Those are the questions every person thinks of at some point in it’s life. World religions try to give answers to these questions. Art and science give us some interpretations of the meaning of life as well. Ever since humanity exists, individuals tried to capture their thoughts and ideas about life. Hesse’s book “Siddharta” is one of the most successful trials of explaining the concept of life, love and the divine. Since the nature of words is in fact very limited, we can’t find definite answers to the above questions as we can find the answer to a mathematical equation.
Still, the story of Siddhartha gives to me personally a very close insight in the nature of Being. A good amount of imagination and unprejudiced mind is necessary to understand the concepts of this and similar writings. Religions of any kind, which existed ever since there is humanity, tell us that the meaning of life is to follow the rules of God or to reach God. That is the unique similarity of all religions. Every believer is promised a reward for his lifelong faith in the Almighty. That is what I believe too, but I think that it’s free to everyone to decide who this God is and how to reach him.
For me, God is everything in us and around us. God is the law, according to which everything happens, evolves, and ceases to be. God is the law of nature, so it is in no means with the human sciences of the nature. Above all, God is love towards everything that exists. Siddhartha experienced that love in the moment of his enlightenment. Jesus, Mohamed, Krishna and other spiritual leaders too, did experience and share this love with the people around them. (What the leaders of churches made out of those people’s teachings is another story. ) This love can’t be explained using rational human mind nor it is necessary to be explained.
It is more important to experience that love, that unity of all things that exist. There are techniques and methods which can be learned, how to experience that love, in other word, how to become one with God. Expanding the consciousness through meditation, yoga, prayers, magic invocations, art or drugs are certainly the most powerful ways to become aware of God, of this unique “Love that Consumes”. Siddhartha was a god master of some of those teachings, but he noticed the lack of completeness in them. They lacked the one component that will make the universal conciseness eternal.

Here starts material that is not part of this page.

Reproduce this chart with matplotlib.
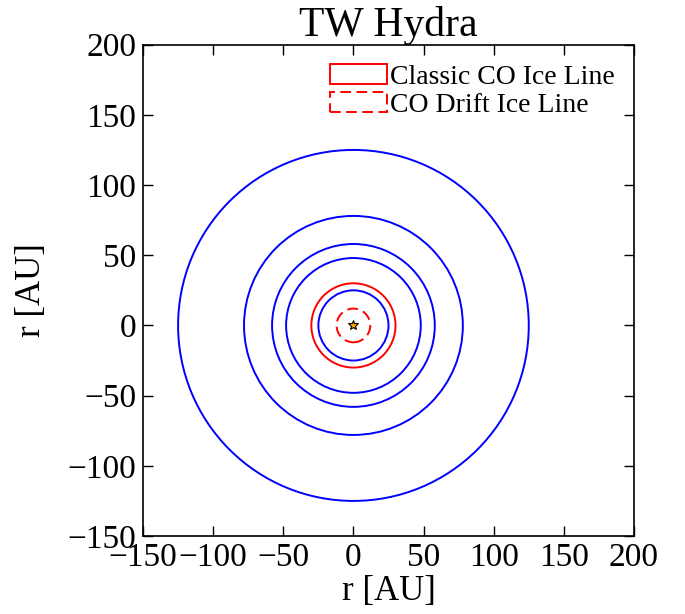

This component is individual for each person although it follows the same rules as everything else. Is the intellect strong enough to show us how to reach that eternal awareness of the love that consumes, or is it the limiting factor? Isn’t it all about understanding? Yes, it is about understanding, but understanding through experience, not through intelligent or rational thought. How can you teach a person the feeling of falling in love if that person never did fall in love, There are certainly millions of references about love we can look up and be told of, but only when we fall in love we begin to understand how it is.
At some points of deep insight and inspiration I had the luck to experience the understanding of some concepts and forms of life and God. Those insights as such were the most wonderful things that happened to me, and yet many times so simple or nothing that spectacular. Since then I began to believe. Faith is the fundamental component in becoming aware of God. Then God becomes real for us. If you believe in something, than it begins to exist for you. If you believe in Aliens, than they exist and only because you never saw one, doesn’t mean that they are nonexistent.
You can live a complete “normal” life, and still be aware of the love that consumes. Siddhartha was a ferryman, so we can keep on doing all the things we do, with the only difference that now we understand the role in the universe of what we are doing. Even the tiniest taste of that awareness makes us “better” persons, because we start to recognize what is really important for our happiness. I think that this awareness will grow as the evolution of humans and the evolution of the individual grows, but we still didn’t reach the depths of our stupidity and blindness.
Siddhartha also had to recognize the evil in him in order to overcome it and find salvation. Speaking in “earthly” terms, trying to become one with God has only good and pleasant consequences for humanity, since there in no place for materialistic wealth and thus for all the evil in this world. All the pleasures of life are included in the love that consumes, so we no longer seek to be satisfied by small earthly pleasures. Expanding the awareness in order to experience the universal love should be the primary goal of each individual and it must be in harmony with that individual’s free will.